Far From Home
Latino Baseball Players in America
For all the racism and discomfiture that African-American ballplayers endured in the years following Jackie Robinson’s debut in 1947, Latino players had it even worse. In addition to discrimination based on the color of their skin, there was also, in many cases, a language barrier. Black players, at least, plied their trade on home soil, but Latinos not only had to acclimate to a new geography, they were also thrust into the middle of an often perplexing cultural environment. Something as simple as ordering food could pose a challenge. Hall of Famer Orlando Cepeda has often spoken about how the San Francisco Giants tried to prevent the team’s Latino players from speaking Spanish at the ballpark. Similarly, the media in Pittsburgh embarrassed Pirates superstar Roberto Clemente by publishing his interviews in “dialect.”
Wendel, who has written extensively on the Latino baseball experience in works of both fiction and nonfiction, supplies the narrative for Far From Home, while Villegas, a staff photographer with the Sacramento Bee, contributes the photographs. The astute baseball reader will recognize his work from Away Games and Home is Everything, two more books on a similar theme*.*
Far From Home profiles several of the more successful players from such countries as Venezuela, Puerto Rico, and the Dominican Republic. The book is divided into time-frames highlighting the earliest players; the “Golden Era,” which featured such superstars as Clemente and Cepeda, as well as Juan Marichal (who contributes the foreword for the book), Minnie Minoso, and the three Alou brothers; and the new generation of Manny Ramirez, Vladimir Guerrero, David Ortiz, Ivan Rodriguez, Jose Reyes, Johan Santana…the list seems endless these days. In fact, players from Latin America now comprise almost thirty percent of all players on major league rosters.

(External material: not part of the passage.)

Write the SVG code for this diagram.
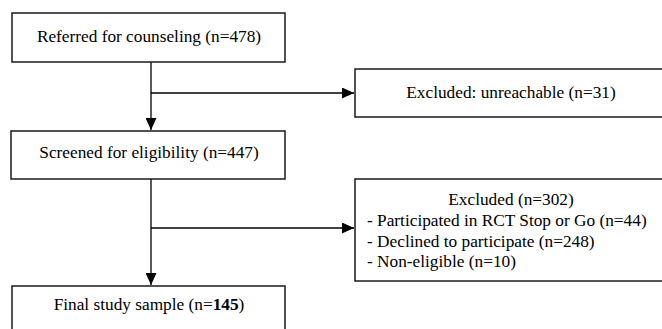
<svg xmlns="http://www.w3.org/2000/svg" width="662" height="329" viewBox="0 0 662 329">
<style>
.box{fill:#fff;stroke:#1a1a1a;stroke-width:1.5}
.t{font-family:"Liberation Serif","Times New Roman",serif;font-size:17.3px;fill:#000}
.c{text-anchor:middle}
.ln{stroke:#000;stroke-width:1.3;fill:none}
</style>
<defs>
<marker id="ah" viewBox="0 0 12 11" refX="12" refY="5.5" markerWidth="12" markerHeight="11" markerUnits="userSpaceOnUse" orient="auto">
<path d="M0,0 L12,5.5 L0,11 Z" fill="#000"/>
</marker>
</defs>
<rect width="662" height="329" fill="#fff"/>
<g id="connectors">
<line class="ln" x1="151" y1="62" x2="151" y2="130" marker-end="url(#ah)"/>
<line class="ln" x1="151" y1="93" x2="354" y2="93" marker-end="url(#ah)"/>
<line class="ln" x1="151" y1="179" x2="151" y2="285" marker-end="url(#ah)"/>
<line class="ln" x1="151" y1="228" x2="354" y2="228" marker-end="url(#ah)"/>
</g>
<g id="n1"><rect class="box" x="12" y="13" width="273" height="49"/><text class="t c" x="149" y="42">Referred for counseling (n=478)</text></g>
<g id="n2"><rect class="box" x="355" y="69" width="320" height="48"/><text class="t c" x="511" y="98">Excluded: unreachable (n=31)</text></g>
<g id="n3"><rect class="box" x="11" y="131" width="274" height="48"/><text class="t c" x="149" y="158">Screened for eligibility (n=447)</text></g>
<g id="n4"><rect class="box" x="355" y="179" width="320" height="102"/>
<text class="t c" x="511" y="205">Excluded (n=302)</text>
<text class="t" x="367" y="226">- Participated in RCT Stop or Go (n=44)</text>
<text class="t" x="367" y="247">- Declined to participate (n=248)</text>
<text class="t" x="367" y="267">- Non-eligible (n=10)</text>
</g>
<g id="n5"><rect class="box" x="12" y="286" width="273" height="60"/><text class="t c" x="149" y="310">Final study sample (n=<tspan font-weight="bold">145</tspan>)</text></g>
</svg>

Vallegas wrote the final chapter which considers the difficulties of being, in fact, so “far from home”—the melancholy and loneliness many of these young men face as the price for their love of the game. The snapshots concentrate primarily on the experiences of two young hopefuls, Miguel Tejada and Mario Encarcion, both from the Dominican Republic, as they adjust to fast food restaurants, malls, and other bits of Americana.
As one might expect from a National Geographic publication, the photos are as communicative as the text. They are both triumphant and heartbreaking as they wordlessly depict the emotions of jubilation and despair these young men have to go through in pursuit of the American—and Latino—dream.